The Saranac Laker 6er includes mountains Baker, Haystack, McKenzie, St. Regis, Scarface and Ampersand. However, the relay replaces Ampersand with a different trail because it’s part of the High Peaks Wilderness Area, where races are not allowed. For this year’s relay, it was replaced with Jenkins Mountain in Paul Smiths.

Bethany and Mallory Garretson were on the winning team, the Warrior Team, with an end time of 1:27 p.m. That’s just under seven and a half hours. The two sisters are professionals when it comes to the 6er. They got second and third place in the 2013 Ultra 6er, which is one person hiking all six mountains in one day.

They said a lot of planning goes into a successful relay.

“You’ve got to assign the right runners to the right mountains and work out a good driving strategy beforehand,” Bethany said. “This year we started on Scarface because a lot of it is flat and that’s when you want to use your headlamp.”

Mallory said trying to win the 6er is both enjoyable and exhausting.

“It definitely feels good when you’re done,” she said. “The main thing is to not overthink it. Just put together a team you’re looking forward to hanging out with for the day.”

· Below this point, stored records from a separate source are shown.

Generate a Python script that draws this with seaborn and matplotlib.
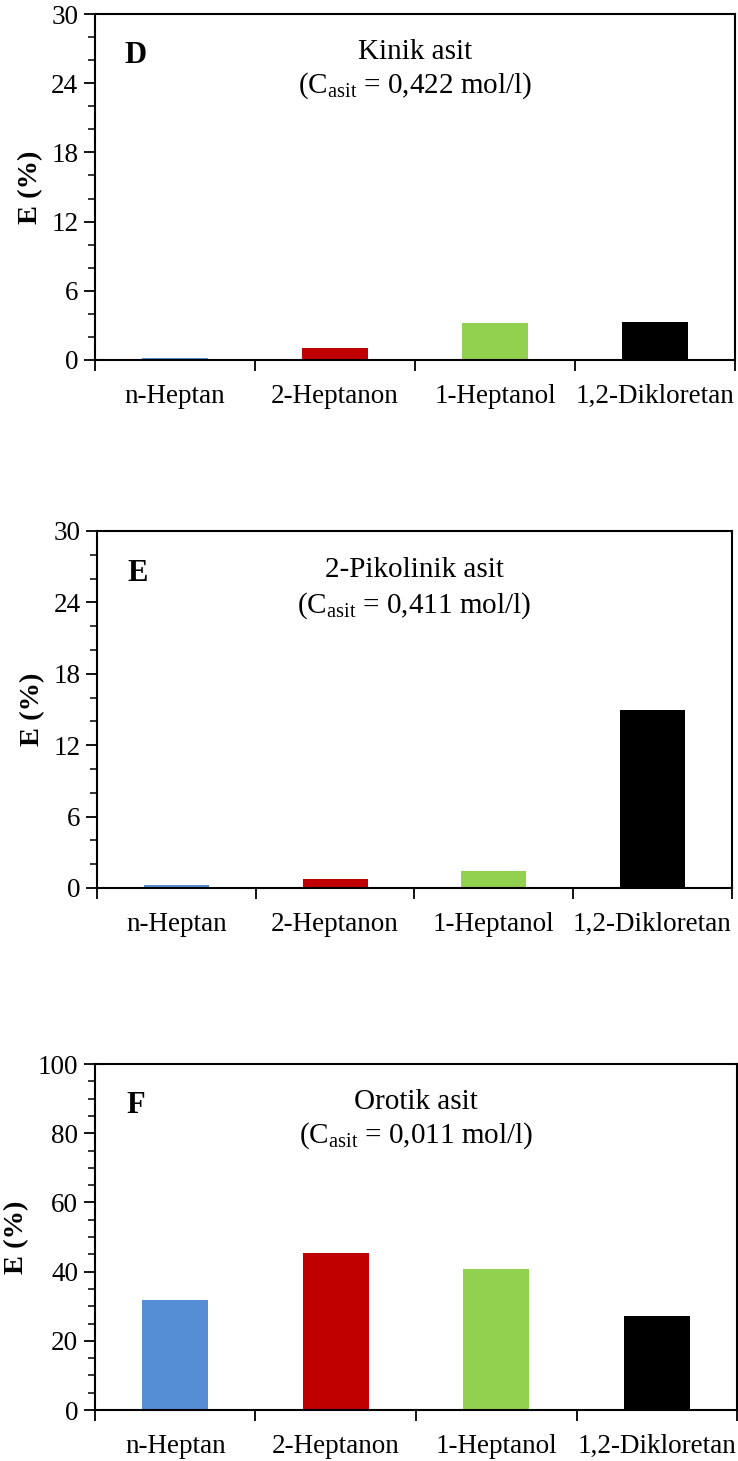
import matplotlib
matplotlib.use("Agg")
import matplotlib.pyplot as plt
import seaborn as sns
import pandas as pd
from matplotlib.ticker import MultipleLocator, FixedLocator

sns.set_theme(style="white")
plt.rcParams['font.family'] = ['Liberation Serif', 'DejaVu Serif']
plt.rcParams['mathtext.fontset'] = 'custom'
plt.rcParams['mathtext.rm'] = 'Liberation Serif'
plt.rcParams['mathtext.it'] = 'Liberation Serif:italic'
plt.rcParams['mathtext.bf'] = 'Liberation Serif:bold'
plt.rcParams['text.color'] = 'black'
plt.rcParams['axes.labelcolor'] = 'black'
plt.rcParams['xtick.color'] = 'black'
plt.rcParams['ytick.color'] = 'black'

solvents = ["n-Heptan", "2-Heptanon", "1-Heptanol", "1,2-Dikloretan"]
colors = ["#558ED5", "#C00000", "#92D050", "#000000"]

kinik = [0.2, 1.07, 3.17, 3.26]
pikolinik = [0.23, 0.74, 1.41, 14.95]
orotik = [31.9, 45.3, 40.9, 27.2]

panels = [
    dict(vals=kinik, letter="D", name="Kinik asit", conc="0,422", ymax=30, major=6, minor=2,
         rect=[0.1287, 0.7536, 0.8673, 0.2368]),
    dict(vals=pikolinik, letter="E", name="2-Pikolinik asit", conc="0,411", ymax=30, major=6, minor=2,
         rect=[0.1315, 0.3922, 0.8600, 0.2444]),
    dict(vals=orotik, letter="F", name="Orotik asit", conc="0,011", ymax=100, major=20, minor=5,
         rect=[0.1287, 0.0349, 0.8700, 0.2368]),
]

fig = plt.figure(figsize=(7.38, 14.61), dpi=100)
fs = 19.5

for p in panels:
    ax = fig.add_axes(p["rect"])
    df = pd.DataFrame({"Solvent": solvents, "E": p["vals"]})
    sns.barplot(data=df, x="Solvent", y="E", hue="Solvent", palette=colors,
                legend=False, width=0.41, saturation=1, ax=ax, edgecolor="none")
    ax.set_xlim(-0.5, 3.5)
    ax.set_ylim(0, p["ymax"])
    ax.yaxis.set_major_locator(MultipleLocator(p["major"]))
    ax.yaxis.set_minor_locator(MultipleLocator(p["minor"]))
    ax.xaxis.set_minor_locator(FixedLocator([-0.5, 0.5, 1.5, 2.5, 3.5]))
    ax.tick_params(axis="y", which="major", direction="out", length=8, width=1.3,
                   labelsize=fs, left=True, pad=4, colors="black")
    ax.tick_params(axis="y", which="minor", direction="out", length=5, width=1.1, left=True)
    ax.tick_params(axis="x", which="major", length=0, labelsize=fs, pad=17, colors="black")
    ax.tick_params(axis="x", which="minor", direction="out", length=8, width=1.3, bottom=True)
    for s in ax.spines.values():
        s.set_visible(True)
        s.set_color("black")
        s.set_linewidth(1.5)
    ax.set_xlabel("")
    ax.set_ylabel("E (%)", fontsize=20.5, fontweight="bold", labelpad=6)
    ax.text(0.064, 0.88, p["letter"], transform=ax.transAxes, fontsize=22,
            fontweight="bold", ha="center", va="center")
    ax.text(0.50, 0.89, p["name"], transform=ax.transAxes, fontsize=21,
            ha="center", va="center")
    ax.text(0.50, 0.792, "(C$_{\\mathrm{asit}}$ = " + p["conc"] + " mol/l)",
            transform=ax.transAxes, fontsize=21, ha="center", va="center")

fig.savefig("out.png", dpi=100)
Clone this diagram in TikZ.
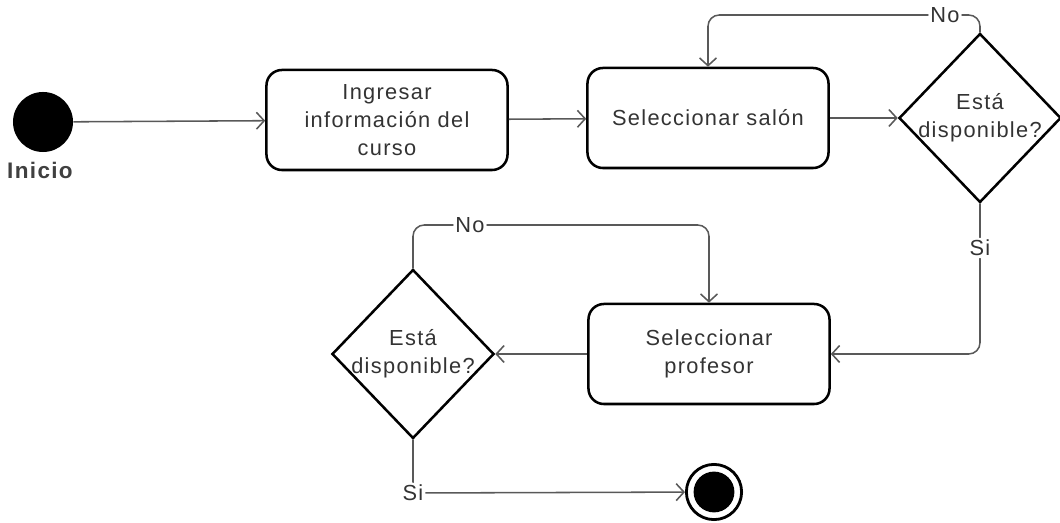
\documentclass[tikz,border=0pt]{standalone}
\usepackage{fontspec}
\setmainfont[LetterSpace=6]{Liberation Sans}
\usetikzlibrary{arrows.meta,shapes.geometric}
\tikzset{
  activity/.style={draw,line width=1.8pt,rounded corners=11pt,minimum width=6.025cm,
    minimum height=2.5cm,align=center,inner sep=0pt,text=black!80},
  decision/.style={draw,diamond,line width=1.8pt,minimum width=4.05cm,
    minimum height=4.225cm,inner sep=0pt},
  flow/.style={draw=black!65,line width=1.1pt,rounded corners=8pt,
    -{Straight Barb[length=5.5pt,width=12pt]}},
  lbl/.style={fill=white,inner sep=1.5pt,text=black!80},
}
\begin{document}
\begin{tikzpicture}[x=0.025cm,y=-0.025cm,font=\fontsize{15.5}{20}\selectfont]
\useasboundingbox (0,0) rectangle (1060,523);
% nodos
\node[circle,fill=black,minimum size=1.5cm,inner sep=0pt] (inicio) at (43,122) {};
\node[font=\fontsize{16}{20}\selectfont\bfseries,text=black!75] (lblinicio) at (40,170) {Inicio};
\node[activity] (curso) at (387,120) {Ingresar\\información del\\curso};
\node[activity] (salon) at (708,118) {Seleccionar salón};
\node[decision] (disp1) at (980,118) {};
\node[align=center,text=black!80] (txtdisp1) at (disp1) {Está\\disponible?};
\node[activity] (profe) at (709,354) {Seleccionar\\profesor};
\node[decision] (disp2) at (413,354) {};
\node[align=center,text=black!80] (txtdisp2) at (disp2) {Está\\disponible?};
\node[circle,draw,line width=2pt,minimum size=1.38cm,inner sep=0pt,
  path picture={\fill (path picture bounding box.center) circle (0.51cm);}] (fin) at (714,492) {};
\coordinate (no1) at (945,15);
\coordinate (si1) at (980,248);
\coordinate (no2) at (470,225);
\coordinate (si2) at (413,493);
% flujos
\draw[flow] (inicio) -- (curso);
\draw[flow] (curso) -- (salon);
\draw[flow] (salon) -- (disp1);
\draw[flow] (disp1.north) |- (no1) node[lbl]{No} -| (salon.north);
\draw[flow] (disp1.south) -- (si1) node[lbl]{Si} |- (profe.east);
\draw[flow] (profe) -- (disp2);
\draw[flow] (disp2.north) |- (no2) node[lbl]{No} -| (profe.north);
\draw[flow] (disp2.south) -- (si2) node[lbl]{Si} -- (fin);
\end{tikzpicture}
\end{document}
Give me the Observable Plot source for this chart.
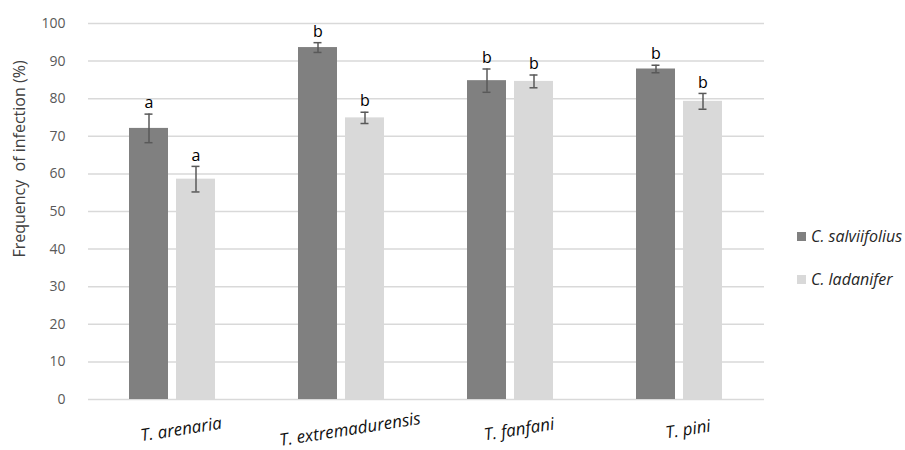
<!DOCTYPE html>
<html>
<head>
<meta charset="utf-8">
<script src="https://cdn.jsdelivr.net/npm/d3@7"></script>
<script src="https://cdn.jsdelivr.net/npm/@observablehq/plot@0.6"></script>
<style>
  body { margin: 0; background: #fff; }
  #wrap { position: relative; width: 905px; height: 450px; font-family: "Open Sans", Lato, sans-serif; }
  .leg { position: absolute; left: 797px; font-size: 16px; font-style: italic; color: #262626; display: flex; align-items: center; line-height: 20px; white-space: nowrap; }
  .sw { width: 9px; height: 9px; margin-right: 5px; display: inline-block; }
  .ylab { position: absolute; left: 19px; top: 159px; transform: translate(-50%, -50%) rotate(-90deg); font-size: 16px; color: #404040; white-space: pre; }
  .xlab { position: absolute; font-size: 17px; font-style: italic; color: #111; white-space: nowrap; line-height: 20px; transform: translate(-50%, -50%) matrix(0.988, -0.156, 0.156, 0.988, 0, 0); }
</style>
</head>
<body>
<div id="wrap"></div>
<script>
const species = ["T. arenaria", "T. extremadurensis", "T. fanfani", "T. pini"];
const hosts = ["C. salviifolius", "C. ladanifer"];
const salviValues = [72.1, 93.6, 84.8, 87.9];
const salviErrors = [3.8, 1.3, 3.1, 1.0];
const salviLetters = ["a", "b", "b", "b"];
const ladaValues = [58.6, 74.9, 84.6, 79.3];
const ladaErrors = [3.4, 1.5, 1.7, 2.1];
const ladaLetters = ["a", "b", "b", "b"];
const yTicks = [0, 10, 20, 30, 40, 50, 60, 70, 80, 90, 100];
const colors = ["#808080", "#d9d9d9"];
const yLabel = "Frequency  of infection (%)";

const data = [];
species.forEach((s, i) => {
  data.push({species: s, host: hosts[0], value: salviValues[i], err: salviErrors[i], letter: salviLetters[i]});
  data.push({species: s, host: hosts[1], value: ladaValues[i], err: ladaErrors[i], letter: ladaLetters[i]});
});

const chart = Plot.plot({
  width: 905,
  height: 450,
  marginLeft: 88,
  marginRight: 141,
  marginTop: 23,
  marginBottom: 51,
  style: {fontFamily: "'Open Sans', Lato, sans-serif", background: "#fff"},
  fx: {domain: species, padding: 0, label: null, axis: null},
  x: {domain: hosts, paddingInner: 0.17, paddingOuter: 0.88, axis: null},
  y: {domain: [0, 100], ticks: yTicks},
  color: {domain: hosts, range: colors},
  marks: [
    Plot.gridY(yTicks, {stroke: "#d9d9d9", strokeOpacity: 1, strokeWidth: 1.5}),
    Plot.axisY(yTicks, {tickSize: 0, dx: -14, fontSize: 14, fill: "#595959", label: null}),
    Plot.barY(data, {fx: "species", x: "host", y: "value", fill: "host"}),
    Plot.ruleX(data, {fx: "species", x: "host", y1: d => d.value - d.err, y2: d => d.value + d.err, stroke: "#595959", strokeWidth: 1.5}),
    Plot.tickY(data, {fx: "species", x: "host", y: d => d.value - d.err, stroke: "#595959", strokeWidth: 1.5, insetLeft: 15.5, insetRight: 15.5}),
    Plot.tickY(data, {fx: "species", x: "host", y: d => d.value + d.err, stroke: "#595959", strokeWidth: 1.5, insetLeft: 15.5, insetRight: 15.5}),
    Plot.text(data, {fx: "species", x: "host", y: d => d.value + d.err, text: "letter", dy: -11, fontSize: 16, fill: "#000"})
  ]
});

const wrap = document.getElementById("wrap");
wrap.appendChild(chart);

// category labels, positioned with Plot's own fx and y scales
const fxs = chart.scale("fx");
const ys = chart.scale("y");
species.forEach(s => {
  const d = document.createElement("div");
  d.className = "xlab";
  d.textContent = s;
  d.style.left = (fxs.apply(s) + fxs.bandwidth / 2 + 8) + "px";
  d.style.top = (ys.apply(0) + 30) + "px";
  wrap.appendChild(d);
});

const yl = document.createElement("div");
yl.className = "ylab";
yl.textContent = yLabel;
wrap.appendChild(yl);
hosts.forEach((h, i) => {
  const d = document.createElement("div");
  d.className = "leg";
  d.style.top = (226 + i * 43) + "px";
  d.innerHTML = `<span class="sw" style="background:${colors[i]}"></span>${h}`;
  wrap.appendChild(d);
});
</script>
</body>
</html>
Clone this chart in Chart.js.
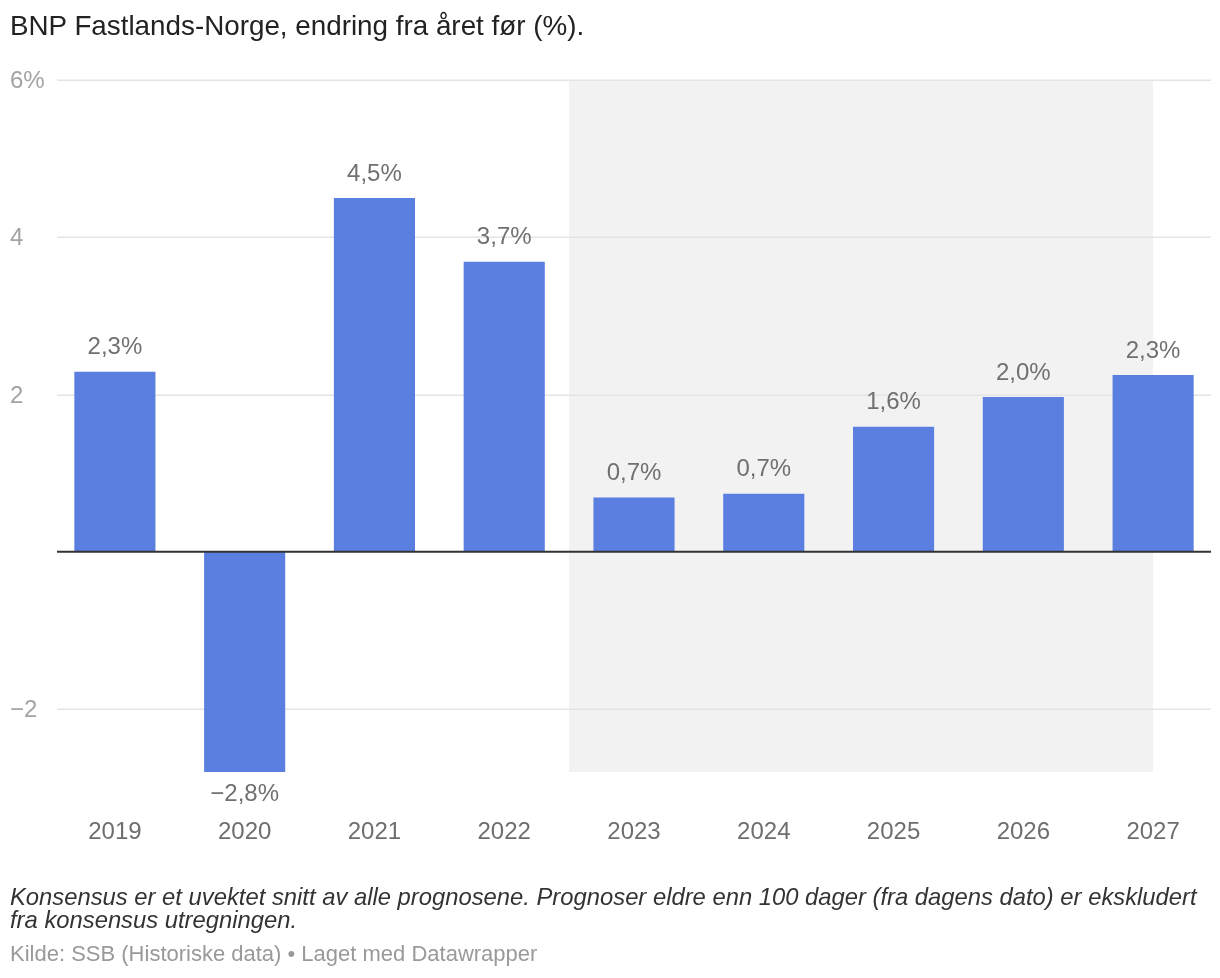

Cody Liguori and his team, the Cranberry Cowboys, didn’t place in the top three fastest. Instead, they got sixth, which they seemed to like better than first place because it goes along with the theme of the relay.

“Definitely some room for improvement, but we’re happy with our time,” Liguori said. “It’s a cool event. It’s all part of the Adirondack experience.”

Cody’s brother Bronson took McKenzie that day, tallest and one of the steepest in the relay.

“I tried to pace myself,” he said. “I sped walked up the really steep parts, and then just ran the rest of the way. You get to the top where there were about four inches of snow. It was pretty much winter conditions.”

Saranac Lake Mayor Clyde Rabideau is the emcee of the event. He said in the few years the 6er Relay has been around, it’s grown into quite a popular event.

“One of the original thoughts was that it’s an event to help extend the shoulder season a little,” he said. “You’ve got plenty of people coming into town, staying at hotels and Airbnbs and spending money at local places. But aside from that, we’ve definitely created a 6er family here. Some folks are competitive and some aren’t. We had one group today wait (at Berkeley Green) for an hour and half after they finished just so they could cheer on another team.”

This was Justin Simcox’s first relay. He’s working on completing all 46 High Peaks. Normally he hikes, but on Saturday he ran. He went up St. Regis, a mountain he’s tackled before. He came down about an hour and forty-five minutes later, beard dripping with sweat, calf muscles tense and running sneakers caked in mud.

“Running is definitely a lot harder, and the wet leaves don’t help,” he said.

At one point along the trail, Simcox experienced what is colloquially known as boot and rally. That’s when you puke and get a second wind of energy.

“Unlike in college, no alcohol was involved, just a breakfast sandwich,” he said.

Because it’s a race, most people don’t stop at the top of each mountain and take in the Adirondack vista for a while. You gotta get down and hand off that ticket to the next runner.

“I didn’t really look, but I gotta say, the sight of that Tide Pod bucket with the hole punch in it was just as good as the scenic view,” Simcox said.